Come on, you don't think they developed their software activation scheme for laughs, do you?

Microsoft freely admits that customers who don't fall for the idea of upgrading frequently would end up paying more, but cheerfully dismisses this category of (intelligent) users as a piddling twenty per cent, hardly worth a second thought.

The company therefore proudly announced "simplifications and improvements" to its volume licensing programs.

In one of those dorky living-FAQ setups where a PR flack pretends to 'interview' a MS exec, company veep for Worldwide Licensing and Pricing Bill Henningsgaard enthuses on the new scheme.

"We are responding to requests from our enterprise customers to better meet their licensing needs, by offering simpler licensing programs with more choices," Henningsgaard gushes.

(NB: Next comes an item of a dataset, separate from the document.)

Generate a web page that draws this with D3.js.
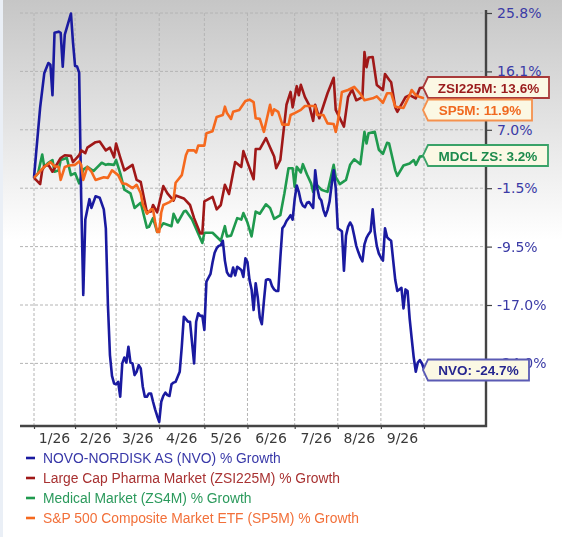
<!DOCTYPE html>
<html><head><meta charset="utf-8">
<style>html,body{margin:0;padding:0;background:#fff}svg{display:block;filter:blur(0.35px)}</style>
<script src="https://cdn.jsdelivr.net/npm/d3@7"></script></head><body>
<svg id="c" width="562" height="537"></svg>
<script>
const yTickValues=[25.8,16.1,7.0,-1.5,-9.5,-17.0,-24.0];
const yTickLabels=["25.8%","16.1%","7.0%","-1.5%","-9.5%","-17.0%","-24.0%"];
const monthDays=[0,20,40,61,83,104,127,148,169,190];
const monthLabels=["1/26","2/26","3/26","4/26","5/26","6/26","7/26","8/26","9/26"];
const legendLabels=["NOVO-NORDISK AS (NVO) % Growth","Large Cap Pharma Market (ZSI225M) % Growth","Medical Market (ZS4M) % Growth","S&P 500 Composite Market ETF (SP5M) % Growth"];
const calloutNames=["ZSI225M: 13.6%","SP5M: 11.9%","MDCL ZS: 3.2%","NVO: -24.7%"];

// [trading day, % growth]
const nvoGrowth=[[0,0],[1,3.5],[3,10.5],[5,15.8],[7,17.5],[8,17.2],[9,12.4],[10,22.5],[12,22.7],[13,22.5],[14,16.9],[15,22.2],[18,25.7],[19,20.9],[20,17],[21,16.9],[22,15.9],[23,-3],[24,-15.7],[25,-5.8],[27,-3],[28,-4.2],[30,-2.6],[32,-2.8],[34,-4.4],[35,-7],[36,-16.9],[37,-23],[38,-25.5],[39,-26.4],[40,-26.5],[41,-26.2],[42,-28],[43,-24],[44,-23.3],[45,-23.9],[46,-22],[47,-23.9],[48,-24],[49,-25.4],[50,-25],[51,-24.2],[52,-24.6],[53,-26.8],[54,-28],[55,-28],[56,-27.6],[57,-27.6],[58,-28.6],[59,-29.5],[60,-30.3],[61,-31],[62,-28.6],[63,-27.9],[64,-27.5],[65,-27.8],[66,-27.9],[67,-26.5],[68,-26.3],[69,-26.2],[70,-25.6],[71,-25],[72,-22],[73,-18.4],[74,-18.7],[75,-19],[76,-19],[77,-21.5],[78,-24],[79,-19],[80,-18],[81,-18.3],[82,-18.3],[83,-20],[84,-14],[85,-13.5],[86,-13],[87,-11.5],[88,-10.3],[89,-9.7],[90,-9.4],[91,-9.3],[92,-8.7],[93,-11.3],[94,-12.8],[95,-13.2],[96,-13.3],[97,-12.2],[98,-13.2],[99,-12.1],[100,-12.3],[101,-12.5],[102,-13.4],[103,-11],[104,-11.5],[105,-13.8],[106,-15],[107,-17.6],[108,-14.2],[109,-16],[110,-18.5],[111,-19.3],[112,-16.5],[113,-13.8],[114,-13.7],[115,-13.8],[116,-14.6],[117,-15],[118,-15.2],[119,-15.2],[120,-11],[121,-7],[122,-6.6],[123,-6],[124,-5.6],[125,-5.2],[126,-5.8],[127,-3],[128,-1.1],[129,-2],[130,-3.3],[131,-3.9],[132,-4.1],[133,-3.5],[134,-3.4],[135,-3.8],[136,-4.2],[137,1.1],[138,-1.5],[139,-2.8],[140,-3.2],[141,-4.5],[142,-5.3],[143,-4.5],[144,-3.3],[145,-1],[146,1.1],[147,-1.5],[148,-7],[149,-7.2],[150,-7.4],[151,-12.6],[152,-8],[153,-6.8],[154,-6.2],[155,-6.7],[156,-8],[157,-9.4],[158,-10.2],[159,-10.9],[160,-11.4],[161,-9.2],[162,-8.3],[163,-7.8],[164,-7.4],[165,-4.4],[166,-7.5],[167,-9.4],[168,-10.4],[169,-10.9],[170,-11.3],[171,-7],[172,-8.2],[173,-8.5],[174,-8.7],[175,-11.3],[176,-13.8],[177,-15.2],[178,-15],[179,-14.8],[180,-17.4],[181,-15],[182,-15.2],[183,-18.6],[184,-21],[185,-23.3],[186,-25],[187,-23.9],[188,-23.6],[189,-24],[190,-24.7]];

const zsiGrowth=[[0,0],[1,-0.3],[3,-0.9],[4,1.1],[5,1.7],[7,1.9],[9,0.9],[13,2.9],[15,3.3],[18,3.2],[19,2.3],[22,3.3],[23,4],[25,3.6],[26,4.4],[30,5.2],[32,5.3],[35,4],[37,4.4],[39,3],[40,5],[42,3],[44,1.1],[48,1.9],[50,-0.3],[52,-0.6],[55,-4.8],[57,-4.7],[58,-3.8],[60,-4.8],[63,-1.2],[65,-2.2],[68,-3.2],[69,-2.5],[73,-2.9],[76,-3.8],[78,-5.6],[81,-7.7],[82,-7.7],[83,-3.3],[87,-2.7],[89,-4.4],[91,-3.8],[93,-1],[95,-2.3],[98,2.3],[101,1.6],[102,3.9],[107,-0.2],[108,4.2],[110,4.2],[113,5.8],[117,3.1],[118,1.4],[120,2.6],[123,10.9],[125,12.9],[126,10.5],[128,13.8],[129,12.4],[130,14],[132,12.1],[134,10.9],[136,8.4],[137,10.9],[139,8.8],[143,12.7],[146,15.1],[147,10.1],[151,7.5],[153,12.1],[155,13.3],[157,11.6],[160,12.1],[161,19.3],[162,16.8],[163,18.4],[165,18.5],[167,14],[170,13.2],[171,15.7],[173,14.8],[174,14.4],[176,10.5],[177,9.8],[181,12.1],[183,12.4],[186,11.9],[188,13.5],[190,13.6]];

const mdclGrowth=[[0,0],[2,0.7],[4,3.4],[5,1.6],[7,2.2],[9,2.6],[10,0.9],[12,1.1],[13,2.6],[16,2.9],[18,0.4],[20,0.7],[22,-0.8],[24,1.2],[26,1.6],[29,1],[31,1.6],[33,2.2],[35,1.9],[36,2],[39,1.9],[40,2.6],[42,0.7],[44,-1.7],[47,-2.2],[49,-4.2],[52,-3.5],[55,-6.9],[56,-6.8],[58,-5.6],[60,-7.5],[63,-6.3],[67,-6.7],[68,-5],[70,-6.2],[73,-4.7],[74,-4.6],[77,-5.8],[82,-9],[83,-7.6],[87,-7.6],[91,-8.7],[93,-6.7],[94,-8.1],[96,-8],[99,-5.6],[101,-5.8],[102,-4.9],[104,-6.2],[106,-8.1],[108,-4.7],[110,-5],[113,-3.7],[115,-4.2],[117,-5.7],[120,-5.2],[122,-2.2],[124,1.4],[126,1.4],[127,-1.3],[128,1.6],[130,0.8],[131,2],[133,0.5],[135,-0.8],[136,-2],[138,-1.1],[140,-1.7],[143,-2],[146,1.9],[147,0.1],[149,-0.9],[152,-0.3],[154,1.9],[156,2.7],[159,2],[161,6.7],[162,5],[163,6.5],[166,6.7],[168,4.1],[170,3.5],[172,5.1],[173,5],[176,1.1],[177,0.3],[180,1.8],[183,2.1],[185,2.6],[186,1.9],[188,3.1],[190,3.2]];

const spGrowth=[[0,0],[3,1],[5,1.6],[8,2.3],[10,1.7],[12,1.6],[13,-0.3],[15,1.6],[17,1.8],[20,1.9],[22,2.4],[23,1.9],[24,-0.3],[26,1.6],[28,0.9],[30,-0.3],[34,0.1],[36,0],[38,1.1],[41,0.4],[43,-0.8],[45,-0.9],[48,-1.5],[50,-1],[52,-2.2],[53,-3.7],[55,-5],[57,-4.4],[58,-4.4],[59,-6.1],[60,-7.5],[61,-7.5],[62,-4.8],[63,-3.8],[66,-3.4],[68,-3],[69,-0.7],[72,0.4],[74,3.3],[75,4],[78,4],[79,3.7],[80,4.7],[83,4.7],[84,6.5],[87,6.8],[89,9],[92,9.3],[93,10.6],[94,9.6],[96,8.7],[97,9.8],[100,10.1],[103,11.5],[105,11.7],[107,11.3],[108,8.8],[110,8.7],[112,6.7],[115,10.9],[116,9.3],[117,10.2],[119,9.8],[121,7.8],[124,7.8],[125,9.3],[127,9.6],[130,10.1],[132,10.7],[137,10.7],[138,9.3],[141,9.3],[143,8],[146,7.9],[147,6.7],[148,8.2],[150,12.9],[153,13.2],[156,13.7],[159,12.6],[161,11.6],[165,11.9],[167,12.2],[170,11.2],[172,12.7],[174,12.7],[176,10.6],[180,10.4],[183,12.4],[184,13.2],[186,12.4],[188,12.1],[190,11.9]];

const seriesData=[mdclGrowth,nvoGrowth,zsiGrowth,spGrowth];
const seriesColors=["#1f9a4e","#1a1aa0","#a01818","#f5691e"];
const legendColors=["#1a1aa0","#a01818","#1f9a4e","#f5691e"];
const legendText=["#3838a8","#a83232","#2b9a5c","#f2703a"];

const svg=d3.select("#c");
const defs=svg.append("defs");
const g=defs.append("linearGradient").attr("id","bg").attr("x1",0).attr("x2",0).attr("y1",0).attr("y2",1);
g.append("stop").attr("offset",0).attr("stop-color","#c6c6c6");
g.append("stop").attr("offset",1).attr("stop-color","#ffffff");
svg.append("rect").attr("x",3).attr("y",0).attr("width",559).attr("height",240).attr("fill","url(#bg)");
svg.append("rect").attr("x",0).attr("y",0).attr("width",3).attr("height",537).attr("fill","#eaeff6");

const plotLeft=20,plotRight=486,plotTop=13,plotBottom=426,step=58.4;
const x=d3.scaleLinear().domain([0,190]).range([34,424]);
const y=d3.scaleLinear().domain(yTickValues).range(yTickValues.map((_,i)=>plotTop+i*step));

// grid
svg.append("g").selectAll("line").data(yTickValues).join("line")
  .attr("x1",plotLeft).attr("x2",plotRight).attr("y1",d=>y(d)).attr("y2",d=>y(d))
  .attr("stroke","#b4b4b4").attr("stroke-dasharray","3,2");
svg.append("g").selectAll("line").data(monthDays).join("line")
  .attr("x1",d=>x(d)).attr("x2",d=>x(d)).attr("y1",plotTop).attr("y2",plotBottom)
  .attr("stroke","#b4b4b4").attr("stroke-dasharray","3,2");

// axes
const xAxis=svg.append("g").attr("transform",`translate(0,${plotBottom})`)
  .call(d3.axisBottom(x).tickValues(monthDays).tickSize(3).tickFormat(""));
xAxis.select(".domain").remove();
xAxis.selectAll("line").attr("stroke","#444").attr("stroke-width",1.2);
const yAxis=svg.append("g").attr("transform",`translate(${plotRight},0)`)
  .call(d3.axisRight(y).tickValues(yTickValues).tickSize(6).tickFormat((d,i)=>yTickLabels[i]));
yAxis.select(".domain").remove();
yAxis.selectAll("line").attr("stroke","#444").attr("stroke-width",1.2);
yAxis.selectAll("text").attr("x",11).attr("font-family","DejaVu Sans").attr("font-size",14).attr("fill","#3b3ba6");
svg.append("path").attr("d",`M${plotLeft},${plotBottom}H${plotRight}V10`).attr("fill","none").attr("stroke","#444").attr("stroke-width",2.4);

svg.append("g").selectAll("text").data(monthLabels).join("text")
  .attr("x",(d,i)=>(x(monthDays[i])+x(monthDays[i+1]))/2).attr("y",443)
  .attr("text-anchor","middle").attr("font-family","DejaVu Sans").attr("font-size",14).attr("fill","#3a3a3a")
  .text(d=>d);

// lines
const line=d3.line().x(d=>x(d[0])).y(d=>y(d[1]));
svg.append("g").selectAll("path").data(seriesData).join("path")
  .attr("d",line).attr("fill","none").attr("stroke",(d,i)=>seriesColors[i])
  .attr("stroke-width",2.6).attr("stroke-linejoin","round");

// callouts
const calloutY=[87.5,110,155.5,370];
const calloutRight=[549,532,548,529];
const calloutFill=["#a83a3a","#f5914e","#3aa268","#5a5ab4"];
const calloutInk=["#9a1c1c","#f0691f","#1c8a4c","#26268f"];
const co=svg.append("g").selectAll("g").data(calloutNames).join("g");
co.append("path").attr("d",(d,i)=>{
  const c=calloutY[i],r=calloutRight[i],t=x(190)-1,l=t+5;
  return `M${t},${c}L${l},${c-10.5}H${r}V${c+10.5}H${l}Z`;
}).attr("fill","#fbf8e4").attr("stroke",(d,i)=>calloutFill[i]).attr("stroke-width",1.8);
co.append("text").attr("x",(d,i)=>(x(190)+4+calloutRight[i])/2).attr("y",(d,i)=>calloutY[i]+5)
  .attr("text-anchor","middle").attr("font-family","Liberation Sans").attr("font-size",13.5).attr("font-weight",700)
  .attr("fill",(d,i)=>calloutInk[i]).text(d=>d);

// legend
const lg=svg.append("g").selectAll("g").data(legendLabels).join("g")
  .attr("transform",(d,i)=>`translate(0,${458+i*20})`);
lg.append("line").attr("x1",26).attr("x2",35).attr("stroke",(d,i)=>legendColors[i]).attr("stroke-width",2.6);
lg.append("text").attr("x",43).attr("y",5).attr("font-family","Liberation Sans").attr("font-size",13.85)
  .attr("fill",(d,i)=>legendText[i]).text(d=>d);
</script></body></html>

"Our new Enterprise Agreement Subscription program is a first step toward offering software-as-a-service -- this is something some of our customers already want, and that we anticipate many more will expect in the coming years."

Henningsgaard says that Microsoft had done such a piss-poor job of administering its vast plethora of licensing schemes and options that it's now forced to streamline it all into one where users will be forced to pay for eternity.

"In addition to replacing the current hodgepodge of upgrades with a simpler way to upgrade, our new licensing programs will provide customers with online license-management tools, including statements of their purchase histories and their license rights."

"Right now, customers must keep track of their license agreements and produce their own summaries."

This is, quite obviously, a rotten thing for which few have the time.

So, "customers will be able to access online statements, maintained by Microsoft, that summarize their worldwide purchase history. They will be able to quickly and easily review their license rights and more easily determine the most appropriate and cost-effective way to acquire the rights to future versions of software that meets the needs of their business."

Henningsgaard doesn't say that this sort of online self-auditing is a 'feature' which the company ought to have provided all along. He doesn't say that the volume schemes were too difficult for Microsoft to get a handle on and provide a decent, useful service; but it's all there in the subtext.

He also neglects to mention whether Luddite holdouts (standard licensees) will get any of these (admittedly attractive) auditing benefits, so we rather suspect they won't.

The threshold for participation has been graciously lowered from 500 desktops to 250 to entice more players; but since the savings from a subscription will be only about fifteen per cent a year compared with a standard volume license, it makes absolutely no sense for businesses which can get decent mileage out of their software to go that route.

You'll save money if you can go four or five years without an overhaul. And you'll save heaps of money if you can go six or eight years.

Of course, if you don't subscribe you may get a few visits from the compliance SWAT team; and this might then sell you on the idea of subscribing; but we're confident that a company as respectable as Microsoft wouldn't dream of targeting standard licensees for a lot of troublesome compliance inquiries as some sort of subscription marketing tactic.